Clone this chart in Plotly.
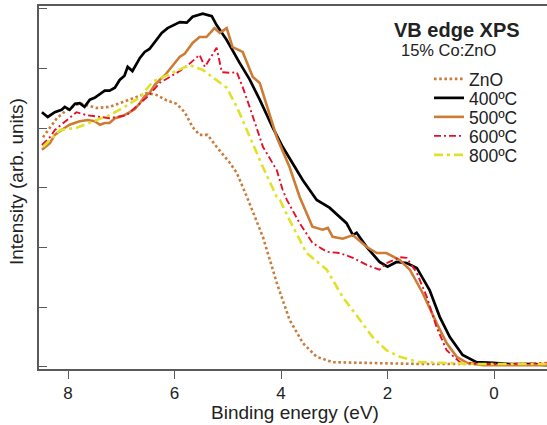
import plotly.graph_objects as go

# Valence-band edge XPS spectra, 15% Co:ZnO annealed at several temperatures
zno_x = [8.47, 8.21, 8.02, 7.78, 7.46, 7.22, 6.97, 6.71, 6.52, 6.34, 6.15, 5.96, 5.81, 5.66, 5.53,
         5.38, 5.21, 4.96, 4.83, 4.64, 4.34, 4.08, 3.84, 3.59, 3.33, 3.03, 2.39, 1.40, 0.27, -0.99]
zno_y = [3.85, 4.17, 4.31, 4.42, 4.34, 4.36, 4.44, 4.52, 4.59, 4.56, 4.47, 4.41, 4.27, 4.02, 3.89,
         3.89, 3.69, 3.42, 3.25, 2.85, 2.18, 1.41, 0.79, 0.40, 0.17, 0.08, 0.07, 0.05, 0.05, 0.05]

t400_x = [8.49, 8.38, 8.25, 8.12, 8.06, 7.97, 7.87, 7.78, 7.69, 7.59, 7.50, 7.40, 7.31, 7.22, 7.12,
          7.03, 6.94, 6.88, 6.79, 6.65, 6.56, 6.47, 6.37, 6.24, 6.13, 6.00, 5.90, 5.77, 5.66, 5.47,
          5.30, 5.21, 5.02, 4.78, 4.59, 4.40, 4.16, 3.97, 3.71, 3.59, 3.33, 3.09, 2.77, 2.65, 2.58,
          2.39, 2.15, 2.00, 1.83, 1.64, 1.45, 1.21, 1.02, 0.83, 0.59, 0.33, 0.02, -0.30, -0.67, -0.99]
t400_y = [4.27, 4.19, 4.27, 4.31, 4.36, 4.31, 4.41, 4.42, 4.36, 4.48, 4.51, 4.58, 4.63, 4.63, 4.68,
          4.81, 4.88, 5.03, 4.96, 5.18, 5.28, 5.33, 5.45, 5.60, 5.68, 5.73, 5.78, 5.77, 5.87, 5.92,
          5.88, 5.73, 5.48, 5.10, 4.82, 4.48, 4.02, 3.69, 3.30, 3.13, 2.80, 2.67, 2.41, 2.21, 2.25,
          2.01, 1.76, 1.68, 1.76, 1.74, 1.66, 1.29, 0.84, 0.50, 0.20, 0.08, 0.07, 0.05, 0.05, 0.03]

t500_x = [8.49, 8.34, 8.25, 8.15, 8.06, 7.97, 7.87, 7.78, 7.63, 7.50, 7.40, 7.31, 7.22, 7.12, 7.03,
          6.94, 6.84, 6.75, 6.65, 6.56, 6.47, 6.37, 6.28, 6.18, 6.09, 6.00, 5.90, 5.81, 5.66, 5.53,
          5.40, 5.25, 5.15, 5.02, 4.91, 4.72, 4.53, 4.40, 4.08, 3.84, 3.65, 3.41, 3.22, 3.12, 3.03,
          2.84, 2.65, 2.39, 2.20, 2.02, 1.77, 1.58, 1.34, 1.08, 0.89, 0.70, 0.51, 0.21, -0.30, -0.99]
t500_y = [3.64, 3.75, 3.89, 3.96, 4.01, 4.06, 4.09, 4.12, 4.14, 4.12, 4.06, 4.09, 4.09, 4.17, 4.19,
          4.22, 4.27, 4.32, 4.42, 4.54, 4.59, 4.73, 4.81, 4.89, 4.99, 5.09, 5.20, 5.25, 5.43, 5.53,
          5.53, 5.68, 5.60, 5.68, 5.36, 5.28, 4.86, 4.76, 3.85, 3.35, 2.85, 2.35, 2.30, 2.33, 2.18,
          2.15, 2.21, 2.01, 1.91, 1.91, 1.79, 1.63, 1.24, 0.74, 0.40, 0.17, 0.07, 0.03, 0.03, 0.03]

t600_x = [8.49, 8.34, 8.25, 8.02, 7.84, 7.65, 7.40, 7.22, 6.90, 6.65, 6.47, 6.28, 6.09, 5.90, 5.72,
          5.58, 5.53, 5.43, 5.21, 5.11, 4.96, 4.83, 4.72, 4.59, 4.34, 4.08, 3.97, 3.89, 3.65, 3.41,
          3.14, 2.90, 2.65, 2.39, 2.15, 2.02, 1.77, 1.64, 1.45, 1.26, 1.08, 0.89, 0.64, 0.27, -0.30, -0.99]
t600_y = [3.72, 3.85, 3.97, 4.14, 4.27, 4.22, 4.19, 4.17, 4.22, 4.42, 4.56, 4.76, 4.86, 4.96, 5.08,
          5.19, 5.23, 5.03, 5.35, 4.94, 4.93, 4.94, 4.69, 4.36, 3.69, 3.30, 2.97, 2.80, 2.41, 2.08,
          1.93, 1.91, 1.83, 1.71, 1.63, 1.74, 1.84, 1.83, 1.58, 1.17, 0.67, 0.28, 0.08, 0.05, 0.05, 0.07]

t800_x = [8.47, 8.34, 8.15, 7.84, 7.53, 7.22, 6.97, 6.65, 6.41, 6.03, 5.72, 5.47, 5.21, 5.02, 4.83,
          4.59, 4.34, 4.08, 4.02, 3.84, 3.52, 3.14, 2.84, 2.52, 2.28, 2.02, 1.77, 1.40, 1.02, 0.27, -0.99]
t800_y = [3.69, 3.80, 3.97, 4.01, 4.11, 4.22, 4.34, 4.52, 4.78, 4.94, 5.06, 4.98, 4.81, 4.68, 4.36,
          3.85, 3.35, 2.85, 2.80, 2.46, 1.91, 1.63, 1.17, 0.79, 0.50, 0.28, 0.17, 0.08, 0.07, 0.05, 0.05]

x_ticks = [8, 6, 4, 2, 0]
y_ticks = [0, 1, 2, 3, 4, 5, 6]

FONT = "Liberation Sans, Arial, sans-serif"
AXIS = "#5a5a5a"
TEXT = "#222222"

series = [
    ("ZnO",   zno_x,  zno_y,  dict(color="#c97d3c", width=2.6, dash="2.6px,2.6px")),
    ("400ºC", t400_x, t400_y, dict(color="#000000", width=2.7)),
    ("500ºC", t500_x, t500_y, dict(color="#cd7c36", width=2.6)),
    ("600ºC", t600_x, t600_y, dict(color="#e5102a", width=1.9, dash="7px,3px,2px,3px")),
    ("800ºC", t800_x, t800_y, dict(color="#e1e12a", width=2.6, dash="9px,4px,3px,4px")),
]

W, H = 547, 425
ML, MR, MT, MB = 39, 0, 6, 56
PW, PH = W - ML - MR, H - MT - MB


def px_x(p):
    return (p - ML) / PW


def px_y(p):
    return (H - MB - p) / PH


fig = go.Figure()

# one single-entry legend per trace so the rows can sit tightly stacked
legend_rows = [79, 98, 117, 136, 155]
layout_legends = {}
for i, (name, xs, ys, line) in enumerate(series):
    key = "legend" if i == 0 else f"legend{i + 1}"
    fig.add_trace(go.Scatter(x=xs, y=ys, mode="lines", name=name, line=line, legend=key))
    layout_legends[key] = dict(
        x=px_x(429), y=px_y(legend_rows[i]), xanchor="left", yanchor="middle",
        bgcolor="rgba(0,0,0,0)", borderwidth=0,
        font=dict(family=FONT, size=17.5, color=TEXT),
        itemwidth=30, tracegroupgap=0,
    )

fig.update_layout(
    width=W, height=H,
    margin=dict(l=ML, r=MR, t=MT, b=MB, pad=0),
    paper_bgcolor="white", plot_bgcolor="white",
    showlegend=True,
    font=dict(family=FONT, color=TEXT),
    xaxis=dict(
        range=[8.545, -0.995], tickvals=x_ticks, ticktext=[str(v) for v in x_ticks],
        ticks="outside", ticklen=8, tickwidth=1.3, tickcolor=AXIS,
        showline=True, linecolor=AXIS, linewidth=1.6, mirror=True,
        showgrid=False, zeroline=False,
        tickfont=dict(family=FONT, size=17, color=TEXT),
    ),
    yaxis=dict(
        range=[-0.034, 6.05], tickvals=y_ticks, showticklabels=False,
        ticks="inside", ticklen=8, tickwidth=1.3, tickcolor=AXIS,
        showline=True, linecolor=AXIS, linewidth=1.6,
        showgrid=False, zeroline=False,
    ),
    annotations=[
        dict(text="Binding energy (eV)", x=px_x(295), y=px_y(412), xref="paper", yref="paper",
             showarrow=False, xanchor="center", yanchor="middle",
             font=dict(family=FONT, size=19, color=TEXT)),
        dict(text="Intensity (arb. units)", x=px_x(16), y=px_y(182), xref="paper", yref="paper",
             showarrow=False, xanchor="center", yanchor="middle", textangle=-90,
             font=dict(family=FONT, size=19, color=TEXT)),
        dict(text="<b>VB edge XPS</b>", x=px_x(522), y=px_y(30), xref="paper", yref="paper",
             showarrow=False, xanchor="right", yanchor="middle",
             font=dict(family=FONT, size=20, color=TEXT)),
        dict(text="15% Co:ZnO", x=px_x(399), y=px_y(50), xref="paper", yref="paper",
             showarrow=False, xanchor="left", yanchor="middle",
             font=dict(family=FONT, size=16.5, color=TEXT)),
    ],
    **layout_legends,
)

fig.write_html("out.html")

• YOUR INSTRUCTIONS:
In the data above, please extract the lines from the first one through the line with "0.05, 0.05, 0.05]", exactly, and keep pictures out.

• SOLUTION TO THIS PROBLEM:
Clone this chart in Plotly.
import plotly.graph_objects as go

# Valence-band edge XPS spectra, 15% Co:ZnO annealed at several temperatures
zno_x = [8.47, 8.21, 8.02, 7.78, 7.46, 7.22, 6.97, 6.71, 6.52, 6.34, 6.15, 5.96, 5.81, 5.66, 5.53,
         5.38, 5.21, 4.96, 4.83, 4.64, 4.34, 4.08, 3.84, 3.59, 3.33, 3.03, 2.39, 1.40, 0.27, -0.99]
zno_y = [3.85, 4.17, 4.31, 4.42, 4.34, 4.36, 4.44, 4.52, 4.59, 4.56, 4.47, 4.41, 4.27, 4.02, 3.89,
         3.89, 3.69, 3.42, 3.25, 2.85, 2.18, 1.41, 0.79, 0.40, 0.17, 0.08, 0.07, 0.05, 0.05, 0.05]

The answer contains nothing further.